The NTSB has consistently included PTC in its lists of most wanted safety technologies for more than 40 years. According to the NTSB, PTC is one of the greatest rail safety innovations during the last 200 years.
Across its 512 route-mile network, Metrolink also operates on track owned and dispatched by the Union Pacific Railroad, BNSF Railway and the North County Transit District (NCTD) in San Diego County. Metrolink, BNSF, Union Pacific and NCTD, along with Amtrak trains, will all have to install and implement an interoperable system for PTC to be complete in the region.
Metrolink provides nearly one million passenger boardings a month throughout its system.
The FRA has authorized Metrolink to operate PTC RSD using Wabtec’s Interoperable Electronic Train Management System (I-ETMS) ®. Wabtec’s I-ETMS® PTC System was selected by the four Class One freight railroads and by Amtrak outside of the northeast corridor as well as other commuter railroads including Metra and Coaster.
Parsons Transportation Group, Inc., a business unit of Parsons Corporation, is the primary contractor managing Metrolink’s PTC program.
The current cost for developing, installing and deploying PTC on the Metrolink system is $216.4 million. The funding comes from a combination of federal, state and local sources. Approximately 85 percent of the funds come from state and local dollars. Investments were also made to upgrade and expand the existing communication network, which is necessary for PTC and other modern railroad operations.
Metrolink’s PTC program is a significant undertaking that requires developing, testing, installing, and integrating an array of advanced systems and components. Aspects of the program include: the deployment on a back-office server (BOS) system and new PTC-compatible computer-aided dispatch (CAD) system, installation of on-board PTC equipment on 57 cab cars and 52 locomotives, installing signal communication devices at 168 wayside locations, and implementing a six-county specialized communication network to link the wayside signals, trains and a new 24,000 square foot security-enhanced building to house the command and control equipment and personnel to dispatch the railroad at all times.
The Metrolink Dispatch and Operations Center (DOC) in Pomona is the dispatching hub for Metrolink train service, including other passenger and freight carriers which traverse the Metrolink territory, making it one of the nation’s busiest and most complex rail networks.

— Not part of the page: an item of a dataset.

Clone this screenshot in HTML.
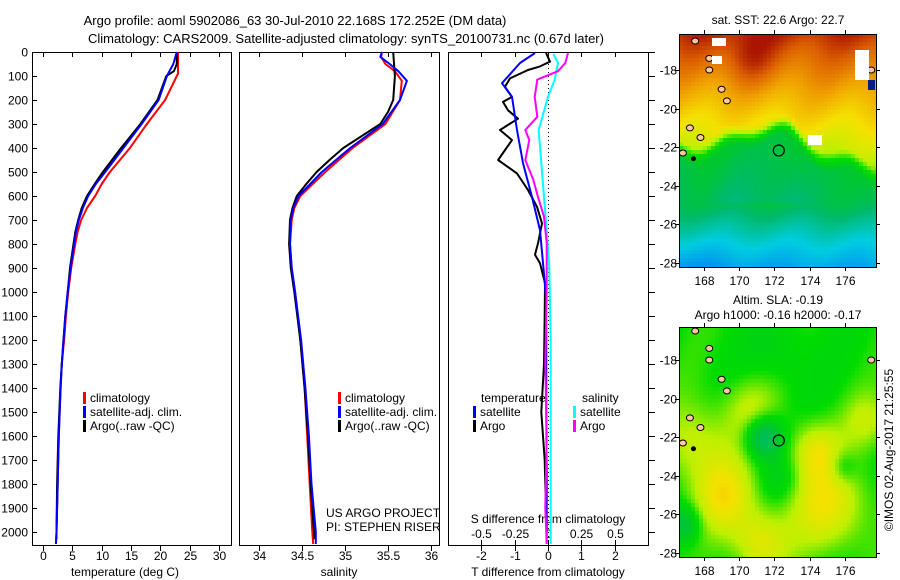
<!DOCTYPE html>
<html><head><meta charset="utf-8">
<style>
html,body{margin:0;padding:0;background:#fff;}
svg{display:block;font-family:"Liberation Sans",sans-serif;font-size:12px;}
</style></head>
<body>
<svg id="fig" width="900" height="580" viewBox="0 0 900 580" xmlns="http://www.w3.org/2000/svg">
<text x="295" y="25" text-anchor="middle" font-size="13">Argo profile: aoml 5902086_63 30-Jul-2010 22.168S 172.252E (DM data)</text>
<text x="346" y="43" text-anchor="middle" font-size="13">Climatology: CARS2009. Satellite-adjusted climatology: synTS_20100731.nc (0.67d later)</text>
<g id="axes"></g>
<g id="marks"></g>
<g id="maps"></g>
<text transform="translate(893,450) rotate(-90)" text-anchor="middle" font-size="12">©IMOS 02-Aug-2017 21:25:55</text>
</svg>
<script>
// ---- data ----
const depthTempClim = [0,50,90,200,300,400,500,550,600,650,700,750,800,900,1000,1100,1200,1300,1400,1600,1800,2000,2050];
const tempClim = [23,23,23,20.8,17.7,14.8,11.4,10.0,8.9,7.5,6.5,5.9,5.5,4.8,4.3,3.9,3.6,3.2,3.0,2.7,2.5,2.3,2.2];
const depthTempSat = [0,50,100,200,300,400,500,550,600,650,700,750,800,900,1000,1100,1200,1300,1400,1600,1800,2000,2050];
const tempSat = [22.8,22.2,21.1,19.7,16.8,13.7,10.6,9.0,7.7,6.8,6.1,5.6,5.3,4.7,4.2,3.8,3.5,3.2,3.0,2.7,2.5,2.3,2.2];
const depthTempArgo = [0,50,80,100,200,300,400,500,550,600,650,700,750,800,900,1000,1100,1200,1300,1400,1600,1800,2000,2030];
const tempArgo = [22.8,22.8,22.3,21,19.5,16.6,13.3,10.2,8.8,7.5,6.6,6.0,5.5,5.2,4.6,4.2,3.8,3.5,3.2,2.95,2.6,2.4,2.3,2.3];

const depthSal = [0,20,50,80,120,200,300,400,500,600,650,700,800,900,1000,1200,1400,1600,1800,2000,2050];
const salClim = [35.43,35.42,35.47,35.58,35.66,35.64,35.47,35.09,34.77,34.48,34.41,34.38,34.36,34.38,34.42,34.48,34.53,34.56,34.59,34.62,34.63];
const salSat = [35.43,35.41,35.52,35.62,35.72,35.64,35.44,35.06,34.73,34.46,34.40,34.37,34.36,34.38,34.42,34.49,34.54,34.58,34.61,34.66,34.66];
const depthSalArgo = [0,100,200,250,300,400,450,500,550,600,650,700,800,900,1000,1200,1400,1600,1800,2000,2030];
const salArgo = [35.56,35.58,35.56,35.5,35.41,34.98,34.82,34.67,34.55,34.44,34.39,34.36,34.35,34.37,34.41,34.48,34.53,34.57,34.6,34.64,34.64];

const depthDT = [4,46,130,187,325,463,604,742,879,1021,1200,1500,1800,2050];
const dTSat = [-0.39,-0.84,-1.38,-1.08,-0.93,-0.75,-0.48,-0.24,-0.15,-0.06,-0.05,-0.05,-0.04,-0.04];
const depthDTArgo = [4,40,60,75,110,145,187,208,243,278,325,367,450,506,575,645,714,797,845,880,963,1100,1300,1500,1600,1700,1800,1950];
const dTArgo = [-0.06,0.06,-0.24,-0.6,-1.14,-1.29,-1.08,-1.35,-1.2,-0.9,-1.44,-1.08,-1.5,-0.93,-0.6,-0.33,-0.18,-0.3,-0.39,-0.24,-0.09,-0.1,-0.12,-0.2,-0.15,-0.1,-0.08,-0.05];
const depthDS = [8,46,115,187,325,463,604,742,900,1200,1600,2050];
const dSSat = [0.04,0.075,0.05,0.0,-0.07,-0.05,-0.03,-0.01,0.01,0.02,0.02,0.02];
const depthDSArgo = [4,46,80,115,187,270,325,367,450,533,604,686,797,1000,1300,1600,1900,2050];
const dSArgo = [0.15,0.13,0.075,-0.08,-0.1,-0.08,-0.17,-0.14,-0.17,-0.11,-0.075,-0.03,-0.01,-0.01,-0.02,-0.01,-0.02,-0.01];

const depthTicks = [0,100,200,300,400,500,600,700,800,900,1000,1100,1200,1300,1400,1500,1600,1700,1800,1900,2000];
const tempTicks = [0,5,10,15,20,25,30];
const salTicks = [34,34.5,35,35.5,36];
const dTTicks = [-2,-1,0,1,2];
const dSTicks = [-0.5,-0.25,0,0.25,0.5];
const latTicks = [-18,-20,-22,-24,-26,-28];
const lonTicks = [168,170,172,174,176];

// ---- scales ----
const yD = d => 52 + d*0.24;
const xT = t => 43 + t*5.87;
const xS = s => 259 + (s-34)*86;
const xDT = v => 548 + v*33.3;
const xDS = v => 548 + v*133.3;

const NS = "http://www.w3.org/2000/svg";
function mk(tag, attrs, parent, text){
  const e = document.createElementNS(NS, tag);
  for (const k in attrs) e.setAttribute(k, attrs[k]);
  if (text !== undefined) e.textContent = text;
  parent.appendChild(e);
  return e;
}
const axes = document.getElementById('axes');
const marks = document.getElementById('marks');
const maps = document.getElementById('maps');

const panels = [[32,231,'temperature-panel'],[239,439,'salinity-panel'],[448,648,'difference-panel']];
panels.forEach(p => {
  const r = mk('rect',{x:p[0]+0.5,y:52.5,width:p[1]-p[0],height:493,fill:'none',stroke:'#000','stroke-width':1},axes);
  
  
});
depthTicks.forEach(d => {
  const y = Math.round(yD(d))+0.5;
  const t = mk('text',{x:28,y:y+4,'text-anchor':'end'},axes,String(d));
  
  
  mk('line',{x1:32,x2:37,y1:y,y2:y,stroke:'#000'},axes);
  mk('line',{x1:648,x2:655,y1:y,y2:y,stroke:'#000'},axes);
});
function xticks(vals, fx, labY, labFmt, name, top){
  vals.forEach(v => {
    const x = Math.round(fx(v))+0.5;
    mk('line',{x1:x,x2:x,y1:545,y2:551,stroke:'#000'},axes);
    if (top) mk('line',{x1:x,x2:x,y1:52,y2:57,stroke:'#000'},axes);
    const t = mk('text',{x:x,y:labY,'text-anchor':'middle'},axes,labFmt(v));
    
    
  });
}
xticks(tempTicks, xT, 560, v=>String(v), 'temperature-tick-label', true);
xticks(salTicks, xS, 560, v=>String(v), 'salinity-tick-label', true);
xticks(dTTicks, xDT, 560, v=>String(v), 't-diff-tick-label', true);
dSTicks.forEach(v => {
  const x = Math.round(xDS(v))+0.5;
  mk('line',{x1:x,x2:x,y1:540,y2:545,stroke:'#000'},axes);
  const t = mk('text',{x:x,y:538,'text-anchor':'middle'},axes,String(v));
  
  
});
function label(x,y,txt,name,anchor){
  const t = mk('text',{x:x,y:y,'text-anchor':anchor||'middle'},axes,txt);
  
  
  return t;
}
label(125,576,'temperature (deg C)','temperature-axis-title');
label(339,576,'salinity','salinity-axis-title');
label(548,576,'T difference from climatology','t-diff-axis-title');
label(548,523,'S difference from climatology','s-diff-axis-title');
label(326,517,'US ARGO PROJECT','project-note','start');
label(326,531,'PI: STEPHEN RISER','pi-note','start');
mk('line',{x1:548.5,x2:548.5,y1:52,y2:545,stroke:'#000','stroke-dasharray':'1,3'},axes);

function line(xs, ds, fx, color, name, w){
  const pts = xs.map((v,i) => fx(v).toFixed(1)+','+yD(ds[i]).toFixed(1)).join(' ');
  const l = mk('polyline',{points:pts,fill:'none',stroke:color,'stroke-width':w||2,'stroke-linejoin':'round'},marks);
  
  
}
line(tempClim, depthTempClim, xT, '#ff0000', 'temp-climatology-line');
line(tempArgo, depthTempArgo, xT, '#000000', 'temp-argo-line');
line(tempSat, depthTempSat, xT, '#0000ff', 'temp-satellite-line');
line(salClim, depthSal, xS, '#ff0000', 'sal-climatology-line');
line(salArgo, depthSalArgo, xS, '#000000', 'sal-argo-line');
line(salSat, depthSal, xS, '#0000ff', 'sal-satellite-line');
line(dTArgo, depthDTArgo, xDT, '#000000', 'tdiff-argo-line');
line(dTSat, depthDT, xDT, '#0000ff', 'tdiff-satellite-line');
line(dSSat, depthDS, xDS, '#00ffff', 'sdiff-satellite-line');
line(dSArgo, depthDSArgo, xDS, '#ff00ff', 'sdiff-argo-line');

function leg(x,y,color,txt,name){
  mk('rect',{x:x,y:y-10,width:3,height:12,fill:color},axes);
  const t = mk('text',{x:x+7,y:y},axes,txt);
  
  
}
[[83,'temp'],[338,'sal']].forEach(([x,n]) => {
  leg(x,402,'#ff0000','climatology',n+'-legend-climatology');
  leg(x,416,'#0000ff','satellite-adj. clim.',n+'-legend-satellite');
  leg(x,430,'#000000','Argo(..raw -QC)',n+'-legend-argo');
});
label(481,402,'temperature','diff-legend-temperature-header','start');
label(582,402,'salinity','diff-legend-salinity-header','start');
leg(473,416,'#0000ff','satellite','diff-legend-t-satellite');
leg(473,430,'#000000','Argo','diff-legend-t-argo');
leg(573,416,'#00ffff','satellite','diff-legend-s-satellite');
leg(573,430,'#ff00ff','Argo','diff-legend-s-argo');

// ---- maps ----
const cstops = [[0,[0,40,190]],[0.15,[0,140,240]],[0.3,[0,205,225]],[0.42,[0,185,110]],[0.52,[0,200,40]],[0.6,[0,220,0]],[0.68,[190,240,0]],[0.76,[245,225,0]],[0.85,[240,160,0]],[0.93,[220,95,0]],[1,[170,20,0]]];
function cmap(v){
  v = Math.max(0,Math.min(1,v));
  for (let i=1;i<cstops.length;i++){
    if (v<=cstops[i][0]){
      const a=cstops[i-1], b=cstops[i], f=(v-a[0])/(b[0]-a[0]);
      return 'rgb('+a[1].map((c,k)=>Math.round(c+(b[1][k]-c)*f)).join(',')+')';
    }
  }
  return 'rgb(170,20,0)';
}
const g = (s,t,cs,ct,r) => Math.exp(-((s-cs)*(s-cs)+(t-ct)*(t-ct))/(r*r));
function sstField(s,t){
  const tb = 0.45 + 0.1*Math.max(0,s-0.55)/0.45 - 0.1*g(s,0,0.45,0,0.2) + 0.03*Math.sin(s*20);
  let v;
  if (t < tb) v = 0.97 - 0.55*t;
  else if (t < tb+0.08) v = 0.97 - 0.55*tb - (t-tb)/0.08*(0.97-0.55*tb-0.5);
  else if (t < 0.72) v = 0.5 - (t-tb-0.08)*0.3;
  else v = 0.46 - (t-0.72)*0.9;
  v -= 0.1*Math.max(0,t-0.85)*Math.max(0,1-s*2)*3;
  v += 0.06*g(s,t,0.35,0.1,0.12);
  v += 0.02*Math.sin(s*17+t*9);
  return v;
}
function slaField(s,t){
  let v = 0.6;
  v += 0.14*g(s,t,0.22,0.73,0.16) + 0.14*g(s,t,0.75,0.77,0.2) + 0.13*g(s,t,0.4,0.93,0.14);
  v += 0.12*g(s,t,0.68,0.53,0.13) + 0.1*g(s,t,0.08,0.5,0.18) + 0.08*g(s,t,0.35,0.35,0.14) + 0.08*g(s,t,0.95,0.4,0.12);
  v -= 0.2*g(s,t,0.42,0.47,0.09) + 0.05*g(s,t,0.5,0.65,0.1) + 0.08*g(s,t,0.82,0.6,0.07);
  v -= 0.12*g(s,t,0.02,0.85,0.08) + 0.04*g(s,t,0.5,0.1,0.15);
  v += 0.02*Math.sin(s*13+t*7);
  return v;
}
function drawMap(x0,y0,w,h,field,name,y18){
  const grp = mk('g',{},maps);
  
  
  const c=4;
  for (let yy=0; yy<h; yy+=c){
    for (let xx=0; xx<w; xx+=c){
      mk('rect',{x:x0+xx,y:y0+yy,width:Math.min(c,w-xx),height:Math.min(c,h-yy),fill:cmap(field(xx/w,yy/h))},grp);
    }
  }
  const lonX = lon => 704 + (lon-168)*17.6;
  const latY = lat => y18 + (-18-lat)*19.3;
  [[167.5,-16.5],[168.3,-17.4],[168.3,-18],[169,-19],[169.3,-19.6],[167.2,-21],[167.8,-21.5],[166.8,-22.3],[177.5,-18]].forEach(p=>{
    mk('ellipse',{cx:lonX(p[0]),cy:latY(p[1]),rx:3.5,ry:3,fill:'#ffc8a0',stroke:'#000','stroke-width':1},grp);
  });
  mk('circle',{cx:lonX(167.4),cy:latY(-22.6),r:2.5,fill:'#000'},grp);
  const m = mk('circle',{cx:lonX(172.25),cy:latY(-22.17),r:5.5,fill:'none',stroke:'#000','stroke-width':1.2},grp);
  
  
  mk('rect',{x:x0+0.5,y:y0+0.5,width:w,height:h,fill:'none',stroke:'#000'},grp);
  latTicks.forEach(lat => {
    const y = Math.round(latY(lat))+0.5;
    mk('line',{x1:x0-4,x2:x0,y1:y,y2:y,stroke:'#000'},grp);
    mk('line',{x1:x0+w,x2:x0+w+4,y1:y,y2:y,stroke:'#000'},grp);
    const t = mk('text',{x:x0-2,y:y+4,'text-anchor':'end'},grp,String(lat));
    
    
  });
  lonTicks.forEach(lon => {
    const x = Math.round(lonX(lon))+0.5;
    mk('line',{x1:x,x2:x,y1:y0-4,y2:y0,stroke:'#000'},grp);
    mk('line',{x1:x,x2:x,y1:y0+h,y2:y0+h+4,stroke:'#000'},grp);
    const t = mk('text',{x:x,y:y0+h+18,'text-anchor':'middle'},grp,String(lon));
    
    
  });
}
drawMap(679,34,197,233,sstField,'sst-map',70);
drawMap(679,327,197,230,slaField,'sla-map',360);
[[712,38,14,8],[712,56,10,8],[808,135,14,10],[855,50,14,30]].forEach(r=>mk('rect',{x:r[0],y:r[1],width:r[2],height:r[3],fill:'#fff'},maps));
mk('rect',{x:868,y:80,width:7,height:10,fill:'#0a1a80'},maps);
label(778,24,'sat. SST: 22.6 Argo: 22.7','sst-map-title');
label(778,304,'Altim. SLA: -0.19','sla-map-title');
label(778,319,'Argo h1000: -0.16 h2000: -0.17','sla-map-subtitle');
</script>
</body></html>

For additional details on Metrolink, please visit www.metrolinktrains.com.
ABOUT METROLINK (www.metrolinktrains.com)
Metrolink is Southern California’s regional commuter rail service in its 23rd year of operation. The Southern California Regional Rail Authority (SCRRA), a joint powers authority made up of an 11-member board representing the transportation commissions of Los Angeles, Orange, Riverside, San Bernardino and Ventura counties, governs the service. Metrolink operates over seven routes through a six-county, 512 route-mile network, which includes a portion of northern San Diego County. Metrolink is the third largest commuter rail agency in the United States based on directional route miles and the eighth largest based on annual ridership.